▸ **WRITTEN TASK**
Skip the pictures and extract all of the lines exactly as written.

▸ **PROVIDED MATERIAL**
— Start —

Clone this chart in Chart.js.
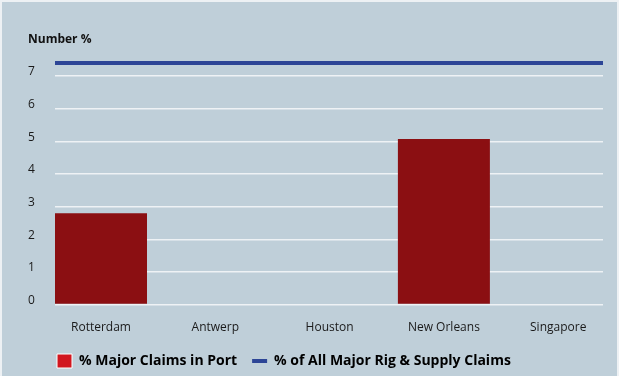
<!DOCTYPE html>
<html>
<head>
<meta charset="utf-8">
<script src="https://cdn.jsdelivr.net/npm/chart.js@4/dist/chart.umd.min.js"></script>
<style>
  html, body { margin: 0; padding: 0; background: #edf1f4; }
  .wrap { position: absolute; left: 2px; top: 2px; width: 615px; height: 374px; background: #bfcfd9; }
</style>
</head>
<body>
<div class="wrap"><canvas id="chart"></canvas></div>
<script>
// data
const ports = ["Rotterdam", "Antwerp", "Houston", "New Orleans", "Singapore"];
const majorClaimsInPort = [2.8, 0, 0, 5.07, 0];
const allRigSupplyShare = 7.4;
const yTicks = [0, 1, 2, 3, 4, 5, 6, 7];

// x range so the category centres sit where the original has them
const xMin = -0.4025;
const xMax = 4.392;

const fontFamily = "'Open Sans', 'Noto Sans', sans-serif";

// push the legend to where the original has it
const legendNudge = {
    id: "legendNudge",
    afterLayout(chart) {
        const lg = chart.legend;
        if (!lg) return;
        lg.left += 14;
        lg.right += 14;
        lg.top -= 4;
        lg.bottom -= 4;
    }
};

const ctx = document.getElementById("chart");
new Chart(ctx, {
    data: {
        datasets: [
            {
                type: "bar",
                label: "% Major Claims in Port",
                data: majorClaimsInPort.map((v, i) => ({ x: i, y: v })),
                backgroundColor: "#8b0f12",
                borderWidth: 0,
                inflateAmount: 0,
                barThickness: 92,
                order: 2
            },
            {
                type: "line",
                label: "% of All Major Rig & Supply Claims",
                data: [{ x: xMin, y: allRigSupplyShare }, { x: xMax, y: allRigSupplyShare }],
                borderColor: "#2c4596",
                borderWidth: 4,
                pointRadius: 0,
                order: 1
            }
        ]
    },
    options: {
        responsive: true,
        maintainAspectRatio: false,
        animation: false,
        layout: { padding: { left: 26, right: 14, top: 0, bottom: -6 } },
        plugins: {
            title: {
                display: true,
                text: "Number %",
                align: "start",
                color: "#111",
                font: { family: fontFamily, size: 12, weight: "bold" },
                padding: { top: 30, bottom: 13.3 }
            },
            legend: {
                position: "bottom",
                align: "start",
                labels: {
                    usePointStyle: true,
                    pointStyleWidth: 15,
                    boxHeight: 14,
                    padding: 15,
                    color: "#111",
                    font: { family: fontFamily, size: 14, weight: "bold" },
                    generateLabels: () => [
                        { text: "% Major Claims in Port", pointStyle: "rect", fillStyle: "#d1161f", strokeStyle: "#ffffff", lineWidth: 1, datasetIndex: 0 },
                        { text: "% of All Major Rig & Supply Claims", pointStyle: "line", fillStyle: "#2c4596", strokeStyle: "#2c4596", lineWidth: 4, datasetIndex: 1 }
                    ]
                }
            },
            tooltip: { enabled: false }
        },
        scales: {
            x: {
                type: "linear",
                min: xMin,
                max: xMax,
                offset: false,
                grid: { display: false, offset: false },
                border: { display: false },
                ticks: {
                    stepSize: 1,
                    includeBounds: false,
                    padding: 8,
                    color: "#1a1a1a",
                    font: { family: fontFamily, size: 12 },
                    callback: v => ports[v] ?? ""
                }
            },
            y: {
                min: 0,
                max: 7.5,
                border: { display: false },
                grid: { color: "#eef2f5", lineWidth: 1.5, drawTicks: false },
                afterFit: scale => { scale.width = 27; },
                ticks: {
                    stepSize: 1,
                    includeBounds: false,
                    crossAlign: "far",
                    labelOffset: -4,
                    color: "#1a1a1a",
                    font: { family: fontFamily, size: 12 },
                    callback: v => yTicks.includes(v) ? v : ""
                }
            }
        }
    },
    plugins: [legendNudge]
});
</script>
</body>
</html>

— End —

▸ **SOLUTION FOR THIS TASK**
Clone this chart in Chart.js.
<!DOCTYPE html>
<html>
<head>
<meta charset="utf-8">
<script src="https://cdn.jsdelivr.net/npm/chart.js@4/dist/chart.umd.min.js"></script>
<style>
  html, body { margin: 0; padding: 0; background: #edf1f4; }
  .wrap { position: absolute; left: 2px; top: 2px; width: 615px; height: 374px; background: #bfcfd9; }
</style>
</head>
<body>
<div class="wrap"><canvas id="chart"></canvas></div>
<script>
// data
const ports = ["Rotterdam", "Antwerp", "Houston", "New Orleans", "Singapore"];
const majorClaimsInPort = [2.8, 0, 0, 5.07, 0];
const allRigSupplyShare = 7.4;
const yTicks = [0, 1, 2, 3, 4, 5, 6, 7];

// x range so the category centres sit where the original has them
const xMin = -0.4025;
const xMax = 4.392;

const fontFamily = "'Open Sans', 'Noto Sans', sans-serif";

// push the legend to where the original has it
const legendNudge = {
    id: "legendNudge",
    afterLayout(chart) {
        const lg = chart.legend;
        if (!lg) return;
        lg.left += 14;
        lg.right += 14;
        lg.top -= 4;
        lg.bottom -= 4;
    }
};

const ctx = document.getElementById("chart");
new Chart(ctx, {
    data: {
        datasets: [
            {
                type: "bar",
                label: "% Major Claims in Port",
                data: majorClaimsInPort.map((v, i) => ({ x: i, y: v })),
                backgroundColor: "#8b0f12",
                borderWidth: 0,
                inflateAmount: 0,
                barThickness: 92,
                order: 2
            },
            {
                type: "line",
                label: "% of All Major Rig & Supply Claims",
                data: [{ x: xMin, y: allRigSupplyShare }, { x: xMax, y: allRigSupplyShare }],
                borderColor: "#2c4596",
                borderWidth: 4,
                pointRadius: 0,
                order: 1
            }
        ]
    },
    options: {
        responsive: true,
        maintainAspectRatio: false,
        animation: false,
        layout: { padding: { left: 26, right: 14, top: 0, bottom: -6 } },
        plugins: {
            title: {
                display: true,
                text: "Number %",
                align: "start",
                color: "#111",
                font: { family: fontFamily, size: 12, weight: "bold" },
                padding: { top: 30, bottom: 13.3 }
            },
            legend: {
                position: "bottom",
                align: "start",
                labels: {
                    usePointStyle: true,
                    pointStyleWidth: 15,
                    boxHeight: 14,
                    padding: 15,
                    color: "#111",
                    font: { family: fontFamily, size: 14, weight: "bold" },
                    generateLabels: () => [
                        { text: "% Major Claims in Port", pointStyle: "rect", fillStyle: "#d1161f", strokeStyle: "#ffffff", lineWidth: 1, datasetIndex: 0 },
                        { text: "% of All Major Rig & Supply Claims", pointStyle: "line", fillStyle: "#2c4596", strokeStyle: "#2c4596", lineWidth: 4, datasetIndex: 1 }
                    ]
                }
            },
            tooltip: { enabled: false }
        },
        scales: {
            x: {
                type: "linear",
                min: xMin,
                max: xMax,
                offset: false,
                grid: { display: false, offset: false },
                border: { display: false },
                ticks: {
                    stepSize: 1,
                    includeBounds: false,
                    padding: 8,
                    color: "#1a1a1a",
                    font: { family: fontFamily, size: 12 },
                    callback: v => ports[v] ?? ""
                }
            },
            y: {
                min: 0,
                max: 7.5,
                border: { display: false },
                grid: { color: "#eef2f5", lineWidth: 1.5, drawTicks: false },
                afterFit: scale => { scale.width = 27; },
                ticks: {
                    stepSize: 1,
                    includeBounds: false,
                    crossAlign: "far",
                    labelOffset: -4,
                    color: "#1a1a1a",
                    font: { family: fontFamily, size: 12 },
                    callback: v => yTicks.includes(v) ? v : ""
                }
            }
        }
    },
    plugins: [legendNudge]
});
</script>
</body>
</html>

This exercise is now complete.